» **DIRECTIONS FOR THIS TASK**:
Restate the data exactly as given and keep the pictures out.

» **DATA BLOCK**:
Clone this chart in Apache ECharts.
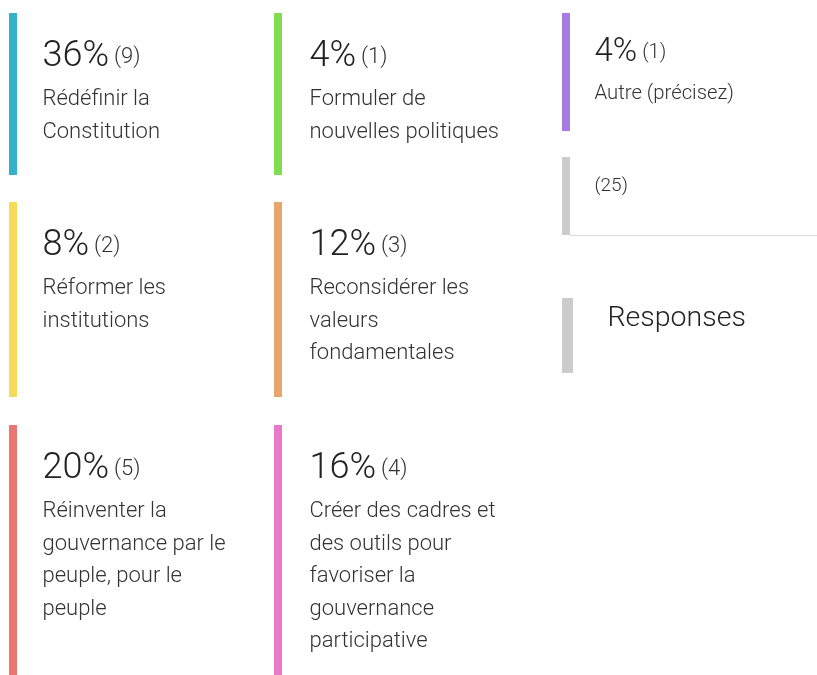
<!DOCTYPE html>
<html>
<head>
<meta charset="utf-8">
<script src="https://cdn.jsdelivr.net/npm/echarts@6/dist/echarts.min.js"></script>
<style>
  html, body { margin: 0; padding: 0; background: #fff; }
  #main { width: 817px; height: 675px; }
</style>
</head>
<body>
<div id="main"></div>
<script>
// answers, in reading order
var labels = [
  'Rédéfinir la Constitution',
  'Formuler de nouvelles politiques',
  'Autre (précisez)',
  'Réformer les institutions',
  'Reconsidérer les valeurs fondamentales',
  'Réinventer la gouvernance par le peuple, pour le peuple',
  'Créer des cadres et des outils pour favoriser la gouvernance participative'
]
var percents = [36, 4, 4, 8, 12, 20, 16]
var counts = [9, 1, 1, 2, 3, 5, 4]
var total = 25
var totalLabel = 'Responses'

var colors = ['#36b1ca', '#82dc50', '#a77be3', '#f4dc5a', '#e8a66c', '#e87774', '#e878c8']

// where each card sits
var slots = [
  { x: 9, y: 13, h: 162, tx: 42.5 },
  { x: 274, y: 13, h: 162, tx: 309.5 },
  { x: 562, y: 13, h: 118, tx: 594.5, small: true },
  { x: 9, y: 202, h: 195, tx: 42.5 },
  { x: 274, y: 202, h: 195, tx: 309.5 },
  { x: 9, y: 425, h: 250, tx: 42.5 },
  { x: 274, y: 425, h: 250, tx: 309.5 }
]

var FONT = 'Roboto'
var MID = 0.34 // canvas 'middle' sits this far above the baseline (em)

var ctx = document.createElement('canvas').getContext('2d')
function textWidth(text, weight, size) {
  ctx.font = weight + ' ' + size + 'px ' + FONT
  return ctx.measureText(text).width
}

function renderCard(params, api) {
  var i = params.dataIndex
  var s = slots[i]
  var bigFs = s.small ? 33 : 36
  var cntFs = s.small ? 20 : 22
  var labFs = s.small ? 20.3 : 22
  var lineH = 32.5
  var bigBase = s.y + (s.small ? 51 : 56)
  var labBase = s.y + (s.small ? 88 : 94)
  var pctText = api.value(0) + '%'
  var cntText = '(' + api.value(1) + ')'
  var w = textWidth(pctText, 300, bigFs)
  return {
    type: 'group',
    children: [
      {
        type: 'rect',
        shape: { x: s.x, y: s.y, width: 8, height: s.h },
        style: { fill: colors[i] }
      },
      {
        type: 'text',
        x: s.tx,
        y: bigBase - MID * bigFs,
        style: {
          text: pctText, fontFamily: FONT, fontWeight: 300, fontSize: bigFs,
          fill: '#222', verticalAlign: 'middle', align: 'left'
        }
      },
      {
        type: 'text',
        x: s.tx + w + 5,
        y: bigBase - 4 - MID * cntFs,
        style: {
          text: cntText, fontFamily: FONT, fontWeight: 300, fontSize: cntFs,
          fill: '#333', verticalAlign: 'middle', align: 'left'
        }
      },
      {
        type: 'text',
        x: s.tx,
        y: labBase - lineH / 2 - MID * labFs,
        style: {
          text: labels[i], fontFamily: FONT, fontWeight: 300, fontSize: labFs,
          lineHeight: lineH, width: 205, overflow: 'break',
          fill: '#333', verticalAlign: 'top', align: 'left'
        }
      }
    ]
  }
}

function renderTotal(params, api) {
  return {
    type: 'group',
    children: [
      { type: 'rect', shape: { x: 562, y: 157, width: 8, height: 78 }, style: { fill: '#cccccc' } },
      { type: 'line', shape: { x1: 570, y1: 235.5, x2: 817, y2: 235.5 }, style: { stroke: '#dddddd', lineWidth: 1 } },
      {
        type: 'text', x: 594.5, y: 193 - MID * 19,
        style: { text: '(' + api.value(0) + ')', fontFamily: FONT, fontWeight: 300, fontSize: 19, fill: '#333', verticalAlign: 'middle' }
      },
      { type: 'rect', shape: { x: 562, y: 298, width: 11, height: 75 }, style: { fill: '#cccccc' } },
      {
        type: 'text', x: 607.5, y: 329 - MID * 28.5,
        style: { text: totalLabel, fontFamily: FONT, fontWeight: 300, fontSize: 28.5, fill: '#222', verticalAlign: 'middle' }
      }
    ]
  }
}

var chart = echarts.init(document.getElementById('main'), null, { renderer: 'canvas' })

var option = {
  animation: false,
  series: [
    {
      type: 'custom',
      coordinateSystem: 'none',
      renderItem: renderCard,
      data: percents.map(function (p, i) { return [p, counts[i]] })
    },
    {
      type: 'custom',
      coordinateSystem: 'none',
      renderItem: renderTotal,
      data: [[total]]
    }
  ]
}
chart.setOption(option)
</script>
</body>
</html>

» **COMPLETE ANSWER**:
Clone this chart in Apache ECharts.
<!DOCTYPE html>
<html>
<head>
<meta charset="utf-8">
<script src="https://cdn.jsdelivr.net/npm/echarts@6/dist/echarts.min.js"></script>
<style>
  html, body { margin: 0; padding: 0; background: #fff; }
  #main { width: 817px; height: 675px; }
</style>
</head>
<body>
<div id="main"></div>
<script>
// answers, in reading order
var labels = [
  'Rédéfinir la Constitution',
  'Formuler de nouvelles politiques',
  'Autre (précisez)',
  'Réformer les institutions',
  'Reconsidérer les valeurs fondamentales',
  'Réinventer la gouvernance par le peuple, pour le peuple',
  'Créer des cadres et des outils pour favoriser la gouvernance participative'
]
var percents = [36, 4, 4, 8, 12, 20, 16]
var counts = [9, 1, 1, 2, 3, 5, 4]
var total = 25
var totalLabel = 'Responses'

var colors = ['#36b1ca', '#82dc50', '#a77be3', '#f4dc5a', '#e8a66c', '#e87774', '#e878c8']

// where each card sits
var slots = [
  { x: 9, y: 13, h: 162, tx: 42.5 },
  { x: 274, y: 13, h: 162, tx: 309.5 },
  { x: 562, y: 13, h: 118, tx: 594.5, small: true },
  { x: 9, y: 202, h: 195, tx: 42.5 },
  { x: 274, y: 202, h: 195, tx: 309.5 },
  { x: 9, y: 425, h: 250, tx: 42.5 },
  { x: 274, y: 425, h: 250, tx: 309.5 }
]

var FONT = 'Roboto'
var MID = 0.34 // canvas 'middle' sits this far above the baseline (em)

var ctx = document.createElement('canvas').getContext('2d')
function textWidth(text, weight, size) {
  ctx.font = weight + ' ' + size + 'px ' + FONT
  return ctx.measureText(text).width
}

function renderCard(params, api) {
  var i = params.dataIndex
  var s = slots[i]
  var bigFs = s.small ? 33 : 36
  var cntFs = s.small ? 20 : 22
  var labFs = s.small ? 20.3 : 22
  var lineH = 32.5
  var bigBase = s.y + (s.small ? 51 : 56)
  var labBase = s.y + (s.small ? 88 : 94)
  var pctText = api.value(0) + '%'
  var cntText = '(' + api.value(1) + ')'
  var w = textWidth(pctText, 300, bigFs)
  return {
    type: 'group',
    children: [
      {
        type: 'rect',
        shape: { x: s.x, y: s.y, width: 8, height: s.h },
        style: { fill: colors[i] }
      },
      {
        type: 'text',
        x: s.tx,
        y: bigBase - MID * bigFs,
        style: {
          text: pctText, fontFamily: FONT, fontWeight: 300, fontSize: bigFs,
          fill: '#222', verticalAlign: 'middle', align: 'left'
        }
      },
      {
        type: 'text',
        x: s.tx + w + 5,
        y: bigBase - 4 - MID * cntFs,
        style: {
          text: cntText, fontFamily: FONT, fontWeight: 300, fontSize: cntFs,
          fill: '#333', verticalAlign: 'middle', align: 'left'
        }
      },
      {
        type: 'text',
        x: s.tx,
        y: labBase - lineH / 2 - MID * labFs,
        style: {
          text: labels[i], fontFamily: FONT, fontWeight: 300, fontSize: labFs,
          lineHeight: lineH, width: 205, overflow: 'break',
          fill: '#333', verticalAlign: 'top', align: 'left'
        }
      }
    ]
  }
}

function renderTotal(params, api) {
  return {
    type: 'group',
    children: [
      { type: 'rect', shape: { x: 562, y: 157, width: 8, height: 78 }, style: { fill: '#cccccc' } },
      { type: 'line', shape: { x1: 570, y1: 235.5, x2: 817, y2: 235.5 }, style: { stroke: '#dddddd', lineWidth: 1 } },
      {
        type: 'text', x: 594.5, y: 193 - MID * 19,
        style: { text: '(' + api.value(0) + ')', fontFamily: FONT, fontWeight: 300, fontSize: 19, fill: '#333', verticalAlign: 'middle' }
      },
      { type: 'rect', shape: { x: 562, y: 298, width: 11, height: 75 }, style: { fill: '#cccccc' } },
      {
        type: 'text', x: 607.5, y: 329 - MID * 28.5,
        style: { text: totalLabel, fontFamily: FONT, fontWeight: 300, fontSize: 28.5, fill: '#222', verticalAlign: 'middle' }
      }
    ]
  }
}

var chart = echarts.init(document.getElementById('main'), null, { renderer: 'canvas' })

var option = {
  animation: false,
  series: [
    {
      type: 'custom',
      coordinateSystem: 'none',
      renderItem: renderCard,
      data: percents.map(function (p, i) { return [p, counts[i]] })
    },
    {
      type: 'custom',
      coordinateSystem: 'none',
      renderItem: renderTotal,
      data: [[total]]
    }
  ]
}
chart.setOption(option)
</script>
</body>
</html>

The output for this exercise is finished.